Cajosa Pty Ltd, a Dark Company, is the ultimate parent of the agribusiness empire (formally called Manildra Milling). This means that all operations and acquisitions conducted by Manildra nationwide, as well as all of its related entities, are controlled by a Dark Company. In addition, all of the Group’s subsidiaries are considered small proprietary companies as their financial accounts are not available on ASIC (see explainer below). Thus, there are no financial accounts within this multinational that are accessible to the public.
Manildra’s focus is said to be on regional development, employing over 1,000 people in rural Australia. They also run the Manildra Foundation which supports many of these communities.
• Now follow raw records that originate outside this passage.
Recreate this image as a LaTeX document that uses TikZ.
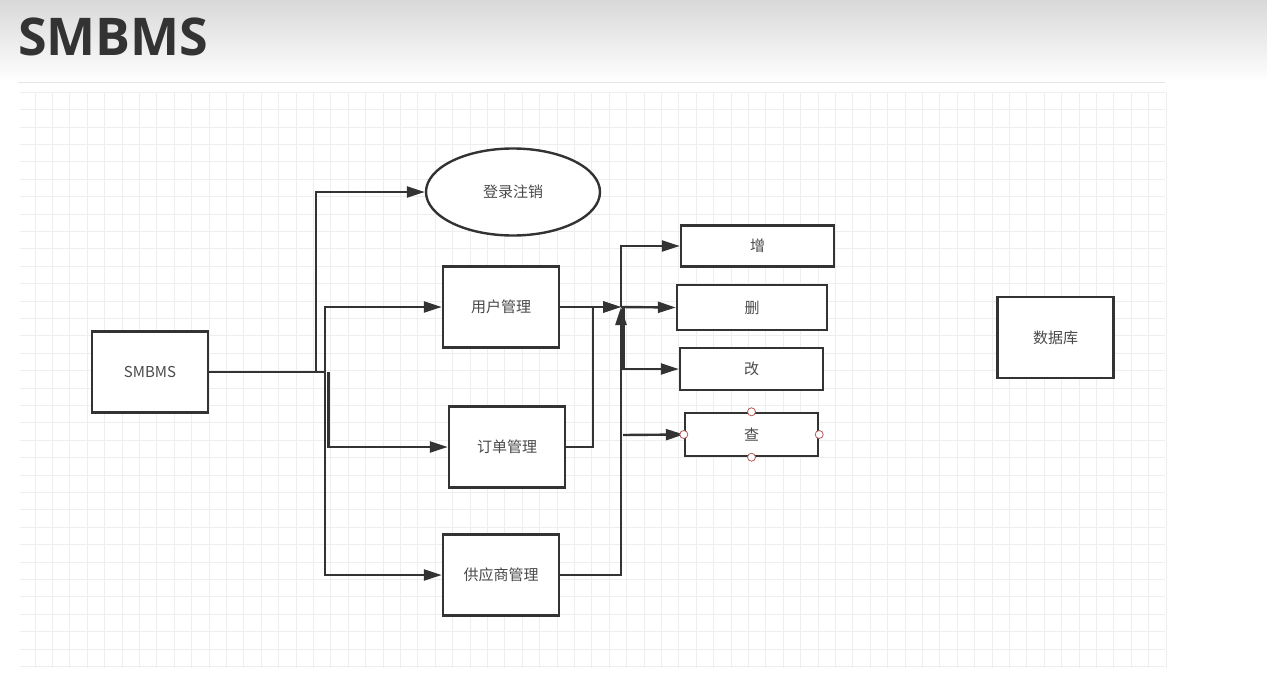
\documentclass[tikz,border=0pt]{standalone}
\usepackage{fontspec}
\usepackage{tikz}
\usetikzlibrary{arrows.meta, shapes.geometric, positioning}
\newfontfamily\cjk{Noto Sans CJK SC}
\newfontfamily\titlefont{Open Sans}
\definecolor{boxline}{HTML}{333333}
\definecolor{txtgray}{HTML}{4A4A4A}
\definecolor{gridgray}{HTML}{EEEEEE}
\definecolor{handle}{HTML}{B05A5A}

\begin{document}
\begin{tikzpicture}[
    x=1pt, y=-1pt,
    box/.style={rectangle, draw=boxline, line width=2.4pt, fill=white, minimum width=116pt, minimum height=81pt, inner sep=0pt, text=txtgray, font=\cjk\fontsize{15}{18}\selectfont},
    crud/.style={box, minimum height=41pt},
    oval/.style={box, ellipse, minimum width=174pt, minimum height=87pt},
    arrow/.style={-{Triangle[length=18pt, width=11pt]}, line width=2.4pt, draw=boxline},
    grip/.style={circle, draw=handle, fill=white, line width=0.8pt, minimum size=8pt, inner sep=0pt}
]
\useasboundingbox (0,0) rectangle (1267,688);
% page head
\shade[top color=black!15, bottom color=white] (0,0) rectangle (1267,82);
\fill[white] (0,82) rectangle (1267,688);
\node[anchor=base west, inner sep=0pt, text=boxline, font=\titlefont\bfseries\fontsize{52}{60}\selectfont] (title) at (18,55) {SMBMS};
\draw[black!10, line width=1pt] (18,82) -- (1165,82);
% grid
\foreach \gx in {0,...,65} \draw[gridgray, line width=0.9pt] (35+17.4*\gx,92) -- (35+17.4*\gx,668);
\foreach \gy in {0,...,33} \draw[gridgray, line width=0.9pt] (20,92.2+17.4*\gy) -- (1165,92.2+17.4*\gy);

% nodes
\node[box] (sys) at (150,372) {SMBMS};
\node[oval] (login) at (513,192) {登录注销};
\node[box] (user) at (501,307) {用户管理};
\node[box] (order) at (507,447) {订单管理};
\node[box] (supplier) at (501,575) {供应商管理};
\node[crud, minimum width=153pt] (add) at (757.5,246) {增};
\node[crud, minimum width=150pt, minimum height=45pt] (del) at (752,307.5) {删};
\node[crud, minimum width=143pt, minimum height=42pt] (mod) at (751.5,369) {改};
\node[crud, minimum width=133pt, minimum height=43pt] (qry) at (751.5,434.5) {查};
\node[box] (db) at (1055.5,337.5) {数据库};

% bends
\coordinate (split) at (316,372);
\coordinate (branch) at (325,372);
\coordinate (branchB) at (328.5,372);
\coordinate (hub) at (621,307);
\coordinate (ordUp) at (593,307);
\coordinate (modSplit) at (623.5,307);
\coordinate (qrySplit) at (623,435);

% left connectors
\draw[arrow] (sys.east) -- (split) |- (login.west);
\draw[arrow] (sys.east) -- (branch) |- (user.west);
\draw[arrow] (branchB) |- (order.west);
\draw[arrow] (branch) |- (supplier.west);

% right connectors
\draw[arrow] (user.east) -- (hub);
\draw[arrow] (order.east) -| (ordUp) -- (hub);
\draw[arrow] (supplier.east) -| (hub);
\draw[arrow] (hub) |- (add.west);
\draw[arrow] (hub) -- (del.west);
\draw[arrow] (modSplit) |- (mod.west);
\draw[arrow] (qrySplit) -- (qry.west);

% selection handles
\foreach \side in {north, south, east, west} \node[grip] at (qry.\side) {};
\end{tikzpicture}
\end{document}
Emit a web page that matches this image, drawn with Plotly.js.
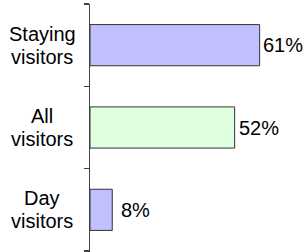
<!DOCTYPE html>
<html>
<head>
<meta charset="utf-8">
<script src="https://cdn.plot.ly/plotly-3.0.1.min.js"></script>
<style>html,body{margin:0;padding:0;background:#fff;}#chart{width:305px;height:252px;}</style>
</head>
<body>
<div id="chart"></div>
<script>
var categories = [["Day", "visitors"], ["All", "visitors"], ["Staying", "visitors"]];
var values = [8, 52, 61];
var valueLabels = ["8%", "52%", "61%"];
var barColors = ["#C0C0FF", "#E0FFE0", "#C0C0FF"];

var FONT = "Liberation Sans, Arial, sans-serif";
var labelGaps = [10, 5, 4];

var trace = {
  type: "bar",
  orientation: "h",
  y: [0, 1, 2],
  x: values,
  cliponaxis: false,
  marker: {color: barColors, line: {color: "#333333", width: 1}},
  hoverinfo: "none"
};

var annotations = [];
categories.forEach(function (lines, i) {
  lines.forEach(function (line, j) {
    annotations.push({
      text: line, xref: "paper", yref: "y", x: -0.223, y: i,
      xanchor: "center", yanchor: "middle", align: "center", showarrow: false,
      yshift: (j === 0 ? 11.5 : -11.5),
      font: {family: FONT, size: 20, color: "#000"}
    });
  });
});
values.forEach(function (v, i) {
  annotations.push({
    text: valueLabels[i], xref: "x", yref: "y", x: v, y: i,
    xanchor: "left", yanchor: "middle", showarrow: false, xshift: labelGaps[i] - 3,
    font: {family: FONT, size: 20, color: "#000"}
  });
});

var layout = {
  width: 305, height: 252,
  margin: {l: 90, r: 0, t: 4, b: 0, pad: 0},
  paper_bgcolor: "#fff", plot_bgcolor: "#fff",
  showlegend: false,
  bargap: 0.5,
  xaxis: {range: [0, 77.3], visible: false, fixedrange: true},
  yaxis: {
    range: [-0.512, 2.5], tickmode: "array", tickvals: [-0.5, 0.5, 1.5, 2.5],
    showticklabels: false, ticks: "outside", ticklen: 5, tickwidth: 1.5, tickcolor: "#404040",
    showline: true, linecolor: "#404040", linewidth: 1.5, showgrid: false, zeroline: false, fixedrange: true
  },
  annotations: annotations
};

Plotly.newPlot("chart", [trace], layout, {displayModeBar: false, staticPlot: true});
</script>
</body>
</html>
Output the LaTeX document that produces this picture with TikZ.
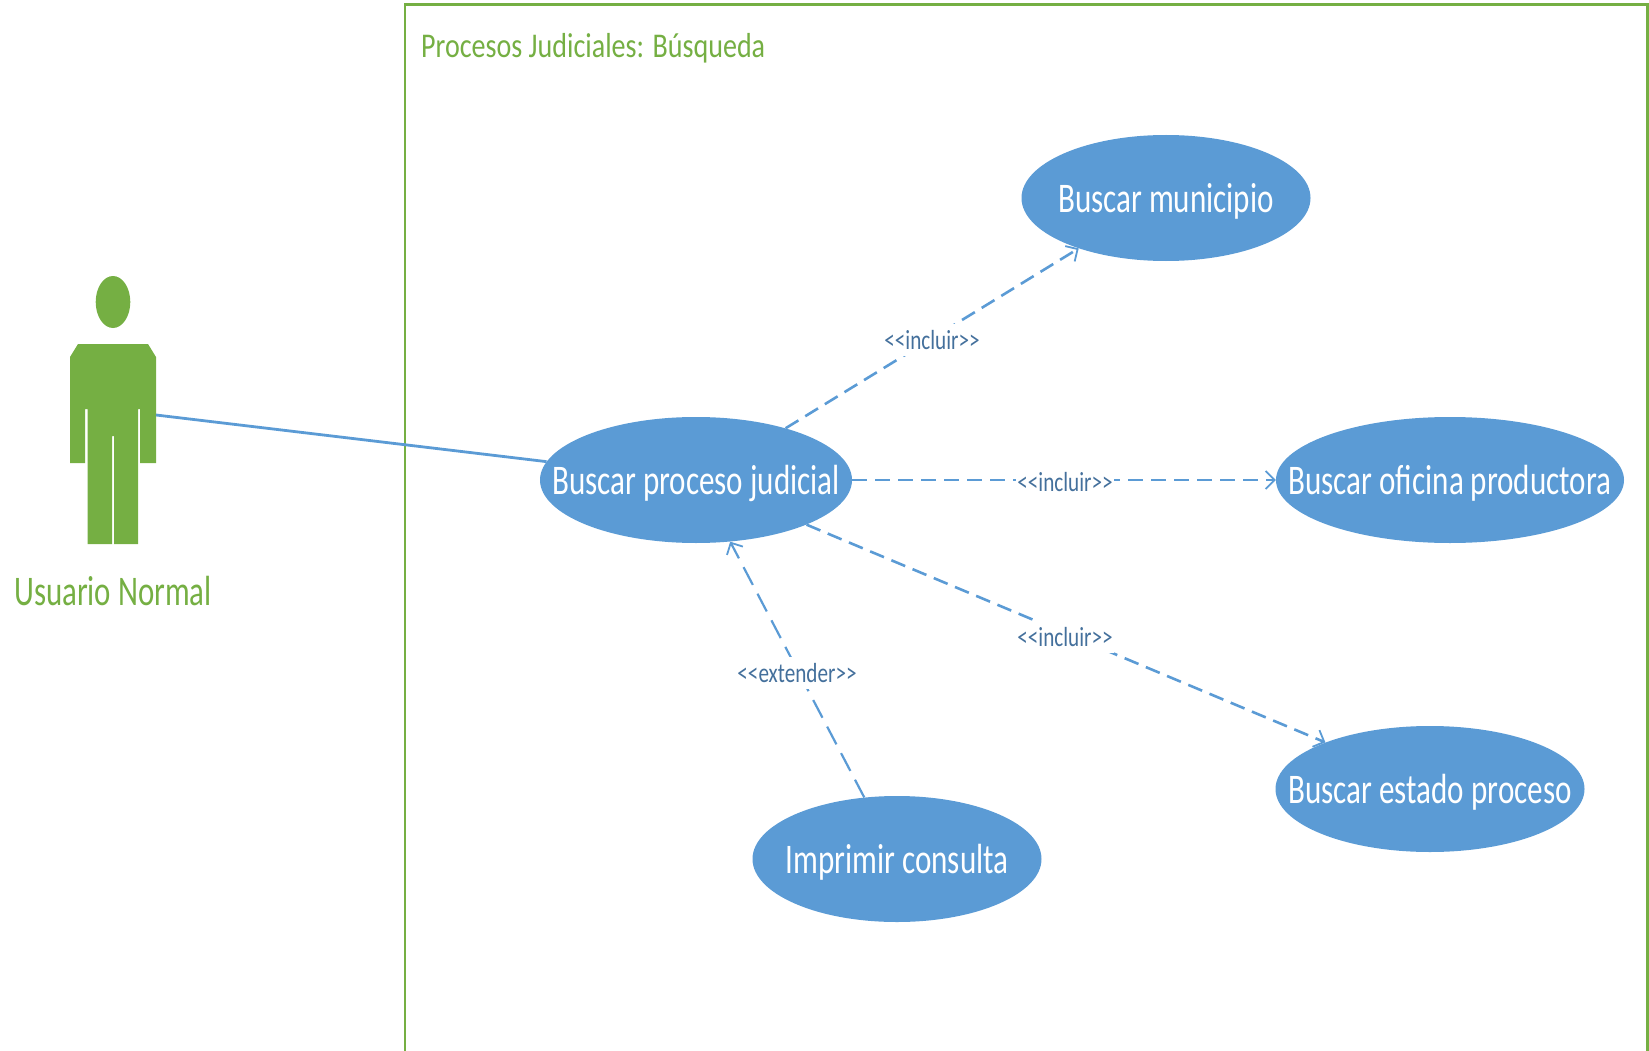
\documentclass[tikz,border=0pt]{standalone}
\usepackage{fontspec}
\setmainfont{Carlito}
\usetikzlibrary{shapes.geometric,arrows.meta}
\definecolor{ublue}{HTML}{5B9BD5}
\definecolor{ugreen}{HTML}{75AF43}
\definecolor{ulabel}{HTML}{44709C}
\tikzset{
  usecase/.style n args={3}{ellipse,fill=ublue,inner sep=0pt,minimum width=#1,minimum height=#2,
     label={[text=white,font=\fontsize{37}{40}\selectfont,inner sep=0pt,xscale=.84,yscale=1.14,yshift=-3pt]center:#3}},
  include/.style={draw=ublue,line width=2.6pt,dash pattern=on 15pt off 8pt,-{Straight Barb[length=9pt,width=18pt,line width=1.8pt]}},
  extend/.style={draw=ublue,line width=2.2pt,dash pattern=on 20pt off 10pt,-{Straight Barb[length=9pt,width=18pt,line width=1.8pt]}},
  stereo/.style={text=ulabel,fill=white,inner xsep=2pt,inner ysep=5pt,font=\fontsize{23}{26}\selectfont,xscale=.92,yscale=1.2},
  assoc/.style={draw=ublue,line width=2.8pt},
  actorfill/.style={fill=ugreen,draw=none}
}
\begin{document}
\begin{tikzpicture}[x=1pt,y=-1pt]
\useasboundingbox (0,0) rectangle (1649,1051);
% system boundary
\draw[ugreen,line width=2.6pt] (405,1051) -- (405,4.5) -- (1647.5,4.5) -- (1647.5,1051);
\node[text=ugreen,anchor=west,inner sep=0pt,font=\fontsize{31}{34}\selectfont,xscale=.905,yscale=1.12] (title) at (421,48) {Procesos Judiciales: Búsqueda};
% actor
\fill[actorfill] (113,302) ellipse [x radius=17.3,y radius=26];
\fill[actorfill] (78,344) -- (148,344) -- (156,357) -- (156,463) -- (140,463) -- (140,409) -- (138,409)
  -- (138,544) -- (114,544) -- (114,436) -- (112,436) -- (112,544) -- (87.5,544) -- (87.5,409) -- (85,409)
  -- (85,463) -- (70,463) -- (70,357) -- cycle;
\coordinate (actorhand) at (156,415);
\node[text=ugreen,inner sep=0pt,font=\fontsize{37}{40}\selectfont,xscale=.835,yscale=1.14] (actorname) at (113,591) {Usuario Normal};
% use cases
\node[usecase={312pt}{126pt}{Buscar proceso judicial}] (proceso) at (696,480) {};
\node[usecase={289pt}{126pt}{Buscar municipio}] (municipio) at (1166,198) {};
\node[usecase={348pt}{126pt}{Buscar oficina productora}] (oficina) at (1450,480) {};
\node[usecase={309pt}{126pt}{Buscar estado proceso}] (estado) at (1430,789) {};
\node[usecase={289pt}{126pt}{Imprimir consulta}] (imprimir) at (897,859) {};
% connectors
\draw[assoc] (actorhand) -- (proceso.173);
\draw[include] (proceso.30.6) -- (municipio.210.4);
\draw[include] (proceso.0) -- (oficina.180);
\draw[include] (proceso.-22.7) -- (estado.156.9);
\draw[extend] (imprimir.118) -- (proceso.-61.6);
% stereotypes
\node[stereo] (l1) at (932,340) {<{}<incluir>{}>};
\node[stereo,inner ysep=0pt] (l2) at (1065,482) {<{}<incluir>{}>};
\node[stereo] (l3) at (1065,637) {<{}<incluir>{}>};
\node[stereo] (l4) at (797,673) {<{}<extender>{}>};
\end{tikzpicture}
\end{document}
Yet the Group has been accused of hurting business for regional wheat farmers when they commenced large-scale imports of Canadian wheat in 2019.
John Honan used the poor harvests from grain growers throughout 2017 and 2018 in the drought-stricken regional areas of Australia’s eastern states to justify the foreign trade.
Not only do the imports pose a biosecurity risk, but they also have the potential to “put a ceiling on local prices in times of drought when growers relied on higher premiums to make up for production shortfalls.”
The Honan’s Canadian imports which included a 57,000-tonne shipment were approved in May 2019 by the federal government’s Department of Agriculture and Water Resources (DAWR). This sanction “marked the first time in more than a decade bulk wheat imports have been allowed in Australia.”
The DAWR insisted the import was conducted under strict biosecurity protocol yet it does not mask the fact that the beneficiaries of the agreement have donated over $5 million to the major political parties since 1998. Worth noting is that 89% of Manildra’s ‘independent’ donations have gone to Katter’s Australia Party (KAP).
Donations of this magnitude have drawn correlations such as the Group’s benefiting from a $200 million regional jobs program issued by the Coalition after the 2016 federal election. The Australian National Audit Office found “substantial administrative shortcomings” in the package such as “Ministers [declining] to fund 28% of grant applications recommended to them by officials and approved 17% of applications that had not been recommended”. One such recipient was Manildra Group’s Shoalhaven Starches Pty Ltd which won a $2.95 million grant to help fund its $13 million export distribution hub project in 2018.
A more famous example is the Howard government’s $30.8 million taxpayer subsidy paid to Dick Honan in 2002 for producing ethanol to be blended into petrol. On top of this, there was an additional “$10 million of ‘short-term assistance’ to the ‘ethanol industry’, that is, Dick Honan, maker of 96 per cent of all local ethanol.” The government declared the payments were subject to the amount of ethanol the Group paid in excise. It thus “overcomes any cash flow problems for Honan in meeting the excise before Manildra pockets the subsidy.” Manildra Group wrote 16 cheques to the Coalition in the 14 months leading up to the cabinet’s decision on the ethanol-petrol scheme.
ATO tax transparency data shows Honan Holdings Pty Ltd, a Dark Company, declared an income of $7.2 billion between financial years 2013/14 to 2018/19. Over this time, their tax payable was $60.7 million, representing 38% of their taxable income. However, taxable income for the six years was $158.3 million, just 2.1% of their total revenue. In the financial year 2016/17, taxable income and tax payable was $0.